The church hall was built in 1956 and was refitted as a Youth Centre in 1992. This church hall was followed by a series of extensions in the 1970s, with a lounge, narthex and offices being added. These were not the final work to the church, however, and in 2002, the lighting and heating was improved and the flooring and seating replaced. Furthermore, the welcome area of the church has been enlarged, forcing the porch to be rebuilt to accommodate.

===Additions as a result of the Church===
In the vicinity of the church, a number of structures were constructed as a result of the church's presence, e.g. a vicarage. Built to serve the vicars of St Peter's, a vicarage was built nearby to the church under Rev'd Charles Bowles. The building remains, however it was replaced with the current newer built in 1952. Furthermore, the Bowles family once again contributed to the local community, through the construction of a local school. Used until the 1970s, it was used for Sunday school and youth school. Furthermore, it was also used as the local Scout hut.

==Features==
Source:

===Windows===
There are many features in the church that are of note. Firstly, the stained glass, made in Munich, is dedicated to the memory of the Rev'd Charles Bowles. It depicts the Crucifixion, with Jesus blessing children and raising the son of the widow of Nain.

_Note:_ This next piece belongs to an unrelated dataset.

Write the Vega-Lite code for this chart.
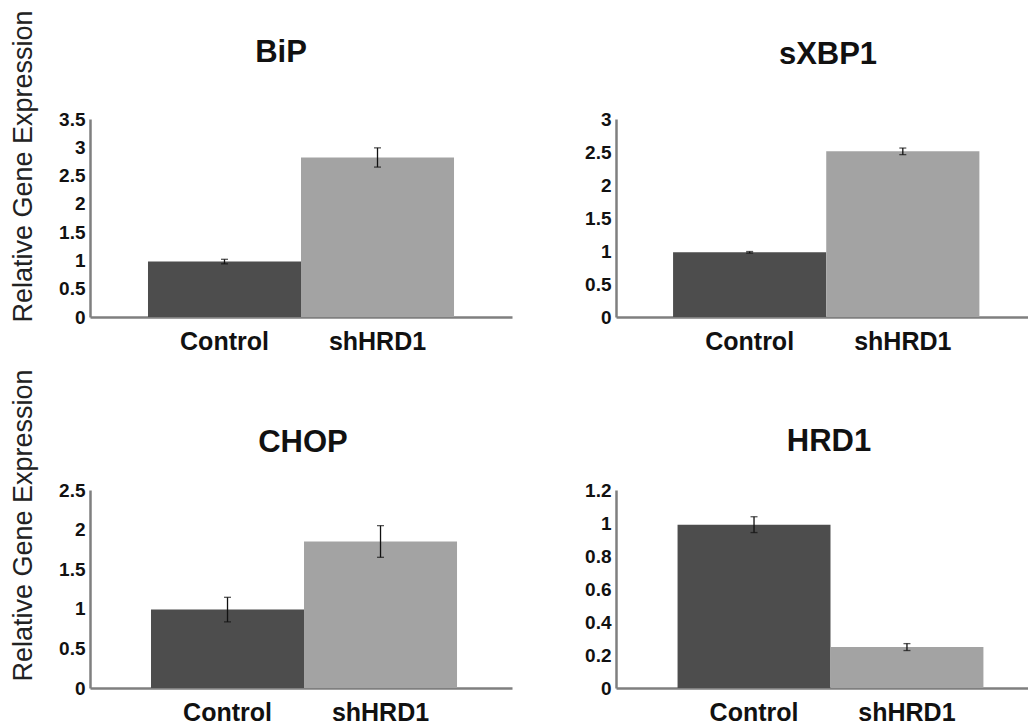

Moreover, a window at the main entrance, installed in 1979, tells the stories of Psalm 1 and Revelation 1. The window is surrounded by the Holy Spirit with the wind blowing through it. There are numerous other memorials around the church, as well as several other stained glass windows.

===Other===
The communion rail has the name of former cricketer and Bishop of Liverpool, David Sheppard, engraved. Furthermore, a carved oak pulpit, given to the church in 1899, replaced the original, which was given to Holy Trinity Church in the nearby village of Knaphill. The kneelers in the church were hand-made by members of the local community and congregation; the kneelers depict a variety of images, including local images, spiritual images and (for the larger ones), the Seven Days of Creation.

An interesting note is that the mosaic tiles on the floor were made by women inmates of the former Woking Prison, who also contributed towards the making of some of the tiles in St Paul's Cathedral.

==Graveyard==
Source:

The earliest readable gravestone is from the Waterer family, who were involved in the local nursing business. The graveyard was extended to the South and the East in 1885. Furthermore, there are many gravestone that could be of note. The graveyard contains the Grave of Lt. Edgar Oliphant Anstey; Anstey, who was killed during the final stand of the 1st Battalion 24th Regiment in the Battle of Isandlwana, is believed to be the first South Australian to die in an overseas battle. Moreover, there is also a gravestone with the unusual name of 'David Goliath'. The graveyard also contains a weeping beech. There are two vaults to the Bowles family in the graveyard. The architect to the Metropolitan Police, John Dixon Butler, is interred at the church.

In 1913, a new graveyard was opened and contains the war memorial, with the motto 'dulce et decorum est pro patria mori', which roughly translates from Latin as 'it is sweet and fitting to die for one's country'. Both graveyards are now closed for burials, although ashes can still be placed in the Garden of Remembrance. This was paired in 1996 with a Wall of Remembrance to commemorate those placed in the Garden of Remembrance.